Firstly, to everyone else on here who has "opened up," I want to let you know you make me feel welcome and "safe" to discuss my own issues here. I admire your transparency as "tightly-knit" members of this community. With that said, I am actually on the autism spectrum myself - specifically, Asperger's.
I was diagnosed at an EXTREMELY young age - I believe only 4. It was initially discovered in my preschool years, when the "teachers" (I'd be hardpressed to call them that by higher education standards!) realized that I had a tendency to "keep to myself" much of the time, and not interact with/"seek out" opportunities to engage/play with others. Subsequent psychological analysis indeed confirmed I had Asperger's (as some of these early, "classic symptoms" would suggest). And one time, at like age 3 or 4, I was wrongfully put in a "time-out"
for being accused of "teasing" as a result of random talking to myself - which NO ONE else around me (not even other kids) noticed. Felt bad about that for the greater first half of my life.
In my earlier days of elementary school (prior to going into a private school), I always felt like an "outcast" as I had a ton of trouble with basic academics, including even Kindergarten math and writing. Writing and math (math is still not a "forte" of mine but I improved TREMENDOUSLY) were my top NEMESES back then. This would almost always cause the completely inept classroom "aides" to yell at and/or shame me in front of other classmates, which was VERY tough. In addition, they would even yell at me and make me look terrible at recess just because I wasn't trying to interact with anyone and simply wanted to be by myself.

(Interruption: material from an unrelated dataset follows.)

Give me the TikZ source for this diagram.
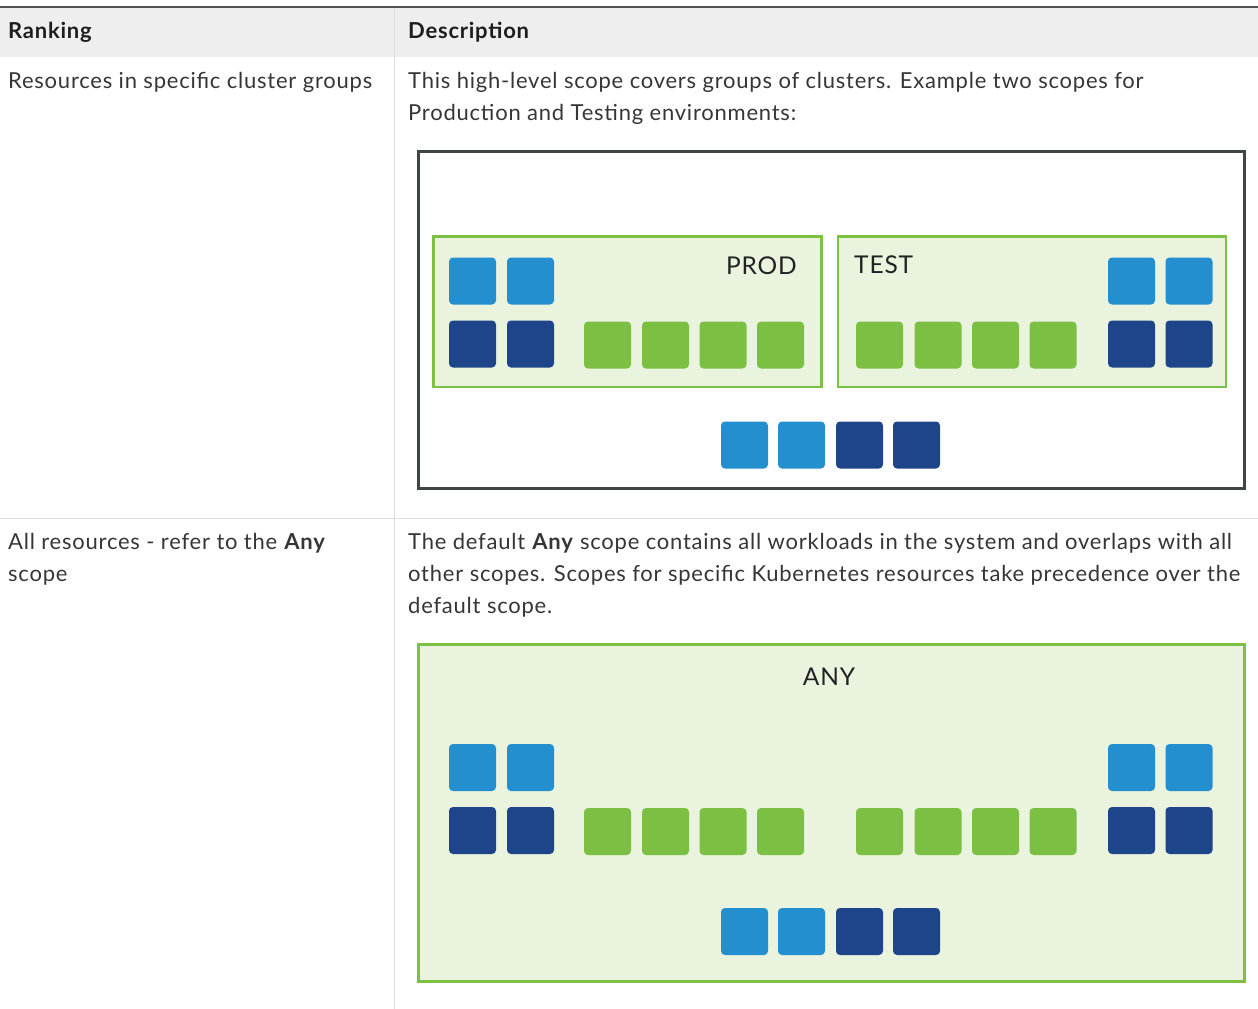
\documentclass[tikz,border=0pt]{standalone}
\usepackage{fontspec}
\setmainfont{Lato}[LetterSpace=3.5]
\definecolor{lb}{HTML}{248FCF}
\definecolor{db}{HTML}{1E4589}
\definecolor{gr}{HTML}{7BBF43}
\definecolor{lgfill}{HTML}{E9F3DE}
\definecolor{grborder}{HTML}{7CC144}
\definecolor{outerc}{HTML}{404646}
\definecolor{hdrbg}{HTML}{EEEEEE}
\definecolor{gridc}{HTML}{DDDDDD}
\definecolor{topc}{HTML}{555555}
\definecolor{txt}{HTML}{363636}
\definecolor{hdrtxt}{HTML}{1E1E1E}
\definecolor{lbl}{HTML}{222222}
\tikzset{
  cell/.style={inner sep=0pt, rounded corners=4pt, minimum size=47pt},
  sqlb/.style={cell, fill=lb},
  sqdb/.style={cell, fill=db},
  sqgr/.style={cell, fill=gr},
  body/.style={anchor=base west, inner sep=0pt, text=txt, font=\fontsize{22}{26}\selectfont},
  hdr/.style={anchor=base west, inner sep=0pt, text=hdrtxt, font=\fontsize{22}{26}\selectfont\bfseries},
  lab/.style={inner sep=0pt, text=lbl, font=\fontsize{24.5}{29}\selectfont},
  scopebox/.style={draw=grborder, fill=lgfill, line width=2.6pt},
}
\begin{document}
\begin{tikzpicture}[x=1pt,y=-1pt]
\useasboundingbox (0,0) rectangle (1258,1009);
\fill[white] (0,0) rectangle (1258,1009);
% header
\fill[hdrbg] (0,7) rectangle (1258,57);
\draw[topc, line width=1.8pt] (0,7) -- (1258,7);
\draw[gridc, line width=1pt] (394,8) -- (394,1009);
\draw[gridc, line width=1pt] (0,518.5) -- (1258,518.5);
\node[hdr] (hrank) at (8,38.5) {Ranking};
\node[hdr] (hdesc) at (408,38.5) {Description};
% row 1 text
\node[body] (r1l) at (8,88.5) {Resources in specific cluster groups};
\node[body] (r1a) at (408,88.5) {This high-level scope covers groups of clusters. Example two scopes for};
\node[body] (r1b) at (408,120.5) {Production and Testing environments:};
% row 2 text
\node[body] (r2l1) at (8,549.5) {All resources - refer to the \textbf{Any}};
\node[body] (r2l2) at (8,581.5) {scope};
\node[body] (r2a) at (408,549.5) {The default \textbf{Any} scope contains all workloads in the system and overlaps with all};
\node[body] (r2b) at (408,581.5) {other scopes. Scopes for specific Kubernetes resources take precedence over the};
\node[body] (r2c) at (408,613.5) {default scope.};
% diagram 1
\draw[outerc, line width=3pt] (418.5,151.5) rectangle (1244.5,488.5);
\draw[scopebox] (433.5,236.5) rectangle (821.5,386.8);
\draw[scopebox] (838,236.5) rectangle (1226,386.8);
\node[lab, anchor=base east] (prod) at (797,274) {PROD};
\node[lab, anchor=base west] (test) at (854,273.5) {TEST};
% PROD squares
\node[sqlb] (p1) at (472.5,281) {};
\node[sqlb] (p2) at (530.5,281) {};
\node[sqdb] (p3) at (472.5,344) {};
\node[sqdb] (p4) at (530.5,344) {};
\node[sqgr] (p5) at (607.5,345) {};
\node[sqgr] (p6) at (665.5,345) {};
\node[sqgr] (p7) at (723,345) {};
\node[sqgr] (p8) at (780.5,345) {};
% TEST squares
\node[sqgr] (t1) at (879.5,345) {};
\node[sqgr] (t2) at (938,345) {};
\node[sqgr] (t3) at (995.5,345) {};
\node[sqgr] (t4) at (1053,345) {};
\node[sqlb] (t5) at (1131.5,281) {};
\node[sqlb] (t6) at (1189,281) {};
\node[sqdb] (t7) at (1131.5,344) {};
\node[sqdb] (t8) at (1189,344) {};
% shared squares
\node[sqlb] (s1) at (744.5,445) {};
\node[sqlb] (s2) at (801.5,445) {};
\node[sqdb] (s3) at (859.5,445) {};
\node[sqdb] (s4) at (916.5,445) {};
% diagram 2
\draw[scopebox, line width=2.8pt] (418.5,644.5) rectangle (1244.5,981.5);
\node[lab, anchor=base] (any) at (829,685) {ANY};
\node[sqlb] (a1) at (472.5,767.5) {};
\node[sqlb] (a2) at (530.5,767.5) {};
\node[sqdb] (a3) at (472.5,830.5) {};
\node[sqdb] (a4) at (530.5,830.5) {};
\node[sqgr] (a5) at (607.5,831.5) {};
\node[sqgr] (a6) at (665.5,831.5) {};
\node[sqgr] (a7) at (723,831.5) {};
\node[sqgr] (a8) at (780.5,831.5) {};
\node[sqgr] (a9) at (879.5,831.5) {};
\node[sqgr] (a10) at (938,831.5) {};
\node[sqgr] (a11) at (995.5,831.5) {};
\node[sqgr] (a12) at (1053,831.5) {};
\node[sqlb] (a13) at (1131.5,767.5) {};
\node[sqlb] (a14) at (1189,767.5) {};
\node[sqdb] (a15) at (1131.5,830.5) {};
\node[sqdb] (a16) at (1189,830.5) {};
\node[sqlb] (a17) at (744.5,931.5) {};
\node[sqlb] (a18) at (801.5,931.5) {};
\node[sqdb] (a19) at (859.5,931.5) {};
\node[sqdb] (a20) at (916.5,931.5) {};
\end{tikzpicture}
\end{document}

The most hurtful thing, however, was when one particular classroom "aide" would sometimes mock my speech impediment, which I received therapy for until ~age 10. I recall the scenario (like it was yesterday!) when I would say "speech" incorrectly - I would say it "SUH-PEECH" (so in two "chunks"), and then she would
repeat that to MY FACE IN FRONT OF OTHER CLASSMATES!!!! I don't know why I never spoke up - maybe I was just too young and naive at the time that I somehow thought mistreatment and humiliation was "normal" for "outcasts" (which I thought I was but didn't even know that term back then) myself. Beyond this, the same "aide" would frequently threaten to deprive me of my lunch/food if I didn't start "doing my work," even though any perceived "laziness" was purely the result of the fact that I didn't understand the work being put in front of me. :'(
As of today, the largest impact of being on the "spectrum" is my resulting (clinical) anxiety (and now depression) and OCD, plus the uncomfortable nature of new social situations (especially when it involves "far-away" {from me, at least} relatives and/or people only known by my parents). In addition, I tend to take things more "literally" than other people, and also am slower than others in processing new and/or complex information. Interestingly enough, however, I tend to get along famously with most of the customers I encounter at work (as I work in a retail environment). Go figure.